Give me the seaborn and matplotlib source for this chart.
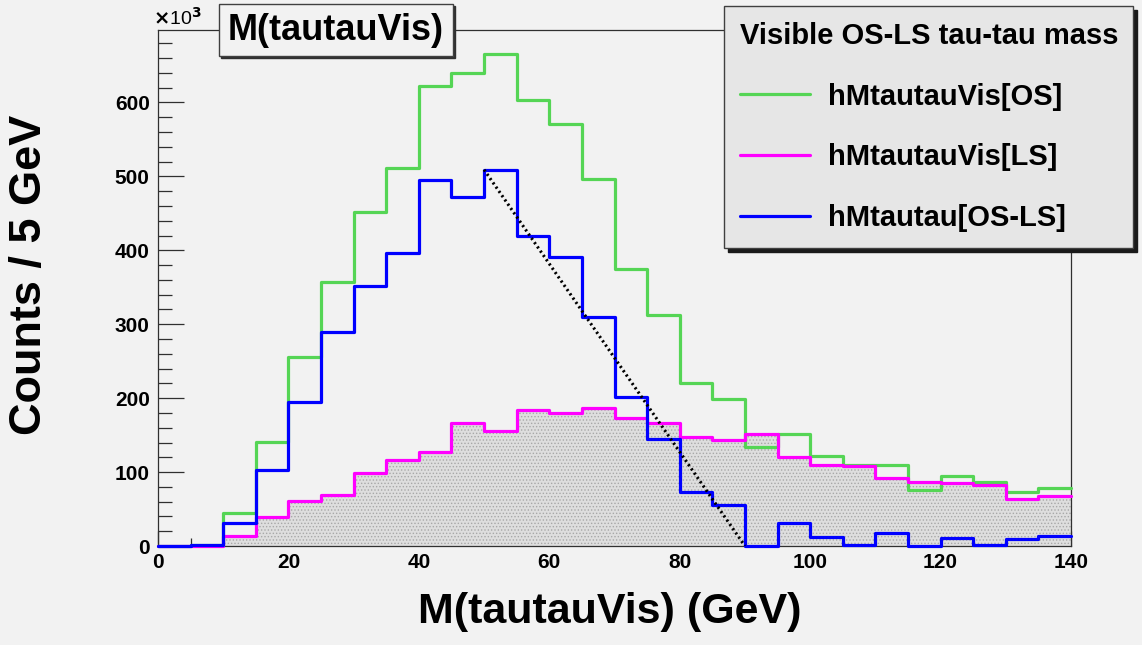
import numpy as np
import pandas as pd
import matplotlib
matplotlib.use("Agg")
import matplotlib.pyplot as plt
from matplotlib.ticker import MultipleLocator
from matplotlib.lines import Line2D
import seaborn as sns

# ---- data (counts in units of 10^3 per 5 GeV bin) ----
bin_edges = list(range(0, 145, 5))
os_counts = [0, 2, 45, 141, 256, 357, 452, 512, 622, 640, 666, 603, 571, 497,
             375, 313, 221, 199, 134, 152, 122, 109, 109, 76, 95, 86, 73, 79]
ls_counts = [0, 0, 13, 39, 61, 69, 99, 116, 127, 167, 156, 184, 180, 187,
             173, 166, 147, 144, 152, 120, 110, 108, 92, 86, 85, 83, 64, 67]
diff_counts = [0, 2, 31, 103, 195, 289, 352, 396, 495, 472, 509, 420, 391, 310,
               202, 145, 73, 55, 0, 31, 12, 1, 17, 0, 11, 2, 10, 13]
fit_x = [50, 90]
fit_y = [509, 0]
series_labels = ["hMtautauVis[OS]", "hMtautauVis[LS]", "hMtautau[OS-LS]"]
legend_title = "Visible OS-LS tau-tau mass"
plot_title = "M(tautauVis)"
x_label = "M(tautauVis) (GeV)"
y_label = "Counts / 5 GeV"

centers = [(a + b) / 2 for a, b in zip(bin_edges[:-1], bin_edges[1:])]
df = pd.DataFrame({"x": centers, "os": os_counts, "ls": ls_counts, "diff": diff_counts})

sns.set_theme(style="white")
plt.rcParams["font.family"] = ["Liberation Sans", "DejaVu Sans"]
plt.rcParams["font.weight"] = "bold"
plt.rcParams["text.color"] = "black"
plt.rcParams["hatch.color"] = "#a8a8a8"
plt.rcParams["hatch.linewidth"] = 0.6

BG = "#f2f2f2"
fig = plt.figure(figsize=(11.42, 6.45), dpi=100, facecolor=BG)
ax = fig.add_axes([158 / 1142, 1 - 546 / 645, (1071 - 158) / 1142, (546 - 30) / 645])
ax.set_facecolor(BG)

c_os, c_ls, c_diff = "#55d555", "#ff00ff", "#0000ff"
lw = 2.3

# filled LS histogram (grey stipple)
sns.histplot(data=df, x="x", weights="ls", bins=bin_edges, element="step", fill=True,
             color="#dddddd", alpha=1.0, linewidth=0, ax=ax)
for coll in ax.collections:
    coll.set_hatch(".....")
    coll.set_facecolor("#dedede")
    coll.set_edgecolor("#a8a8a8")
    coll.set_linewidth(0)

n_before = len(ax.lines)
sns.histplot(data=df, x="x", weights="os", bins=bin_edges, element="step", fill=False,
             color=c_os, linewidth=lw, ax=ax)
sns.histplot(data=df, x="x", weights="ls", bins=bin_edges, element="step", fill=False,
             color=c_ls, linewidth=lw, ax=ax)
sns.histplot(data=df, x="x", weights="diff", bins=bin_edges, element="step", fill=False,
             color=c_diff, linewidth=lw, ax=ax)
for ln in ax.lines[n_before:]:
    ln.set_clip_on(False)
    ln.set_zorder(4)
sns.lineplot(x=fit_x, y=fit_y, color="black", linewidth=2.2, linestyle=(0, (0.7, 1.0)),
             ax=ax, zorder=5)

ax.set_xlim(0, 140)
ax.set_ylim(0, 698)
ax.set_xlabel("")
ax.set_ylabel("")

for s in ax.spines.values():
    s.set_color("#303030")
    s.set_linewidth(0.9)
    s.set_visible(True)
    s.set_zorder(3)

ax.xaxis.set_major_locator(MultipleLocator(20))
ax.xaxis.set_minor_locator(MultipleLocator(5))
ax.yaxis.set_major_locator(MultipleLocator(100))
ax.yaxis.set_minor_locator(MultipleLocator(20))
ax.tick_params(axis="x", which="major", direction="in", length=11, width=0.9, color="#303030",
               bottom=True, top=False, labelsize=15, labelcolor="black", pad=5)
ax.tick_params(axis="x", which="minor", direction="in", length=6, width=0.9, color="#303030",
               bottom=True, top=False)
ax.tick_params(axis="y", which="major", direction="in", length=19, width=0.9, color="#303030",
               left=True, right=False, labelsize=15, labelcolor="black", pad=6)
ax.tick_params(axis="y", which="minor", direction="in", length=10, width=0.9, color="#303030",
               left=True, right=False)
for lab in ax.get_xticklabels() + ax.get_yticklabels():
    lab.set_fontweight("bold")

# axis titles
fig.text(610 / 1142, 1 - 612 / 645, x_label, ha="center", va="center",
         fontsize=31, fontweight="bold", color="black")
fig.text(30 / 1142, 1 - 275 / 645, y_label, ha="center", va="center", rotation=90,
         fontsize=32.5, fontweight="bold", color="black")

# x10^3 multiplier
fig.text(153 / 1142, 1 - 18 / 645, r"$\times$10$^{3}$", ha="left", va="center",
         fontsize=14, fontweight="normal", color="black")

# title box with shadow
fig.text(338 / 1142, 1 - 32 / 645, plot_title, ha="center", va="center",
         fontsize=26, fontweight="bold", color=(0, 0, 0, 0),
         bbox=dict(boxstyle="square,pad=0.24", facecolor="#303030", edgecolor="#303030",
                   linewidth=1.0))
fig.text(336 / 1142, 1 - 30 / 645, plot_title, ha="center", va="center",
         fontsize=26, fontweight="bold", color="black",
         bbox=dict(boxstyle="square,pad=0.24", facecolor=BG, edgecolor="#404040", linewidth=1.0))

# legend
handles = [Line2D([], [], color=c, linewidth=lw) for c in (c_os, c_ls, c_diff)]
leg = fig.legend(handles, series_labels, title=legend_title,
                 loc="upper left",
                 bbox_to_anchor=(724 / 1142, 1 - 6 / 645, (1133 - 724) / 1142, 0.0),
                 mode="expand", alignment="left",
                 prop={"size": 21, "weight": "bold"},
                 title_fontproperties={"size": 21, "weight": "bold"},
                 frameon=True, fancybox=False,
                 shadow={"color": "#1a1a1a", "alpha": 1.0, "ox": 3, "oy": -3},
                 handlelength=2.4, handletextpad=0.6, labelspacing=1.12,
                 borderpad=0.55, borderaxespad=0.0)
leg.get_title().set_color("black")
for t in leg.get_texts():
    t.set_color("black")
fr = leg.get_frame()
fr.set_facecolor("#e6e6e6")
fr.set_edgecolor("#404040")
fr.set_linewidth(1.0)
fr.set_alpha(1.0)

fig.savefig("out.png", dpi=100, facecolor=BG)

Instructions to follow:
Begin at the first line of the data above and repeat each line exactly, stopping after the line containing "import seaborn as sns". Omit the pictures.

Solution below:
Give me the seaborn and matplotlib source for this chart.
import numpy as np
import pandas as pd
import matplotlib
matplotlib.use("Agg")
import matplotlib.pyplot as plt
from matplotlib.ticker import MultipleLocator
from matplotlib.lines import Line2D
import seaborn as sns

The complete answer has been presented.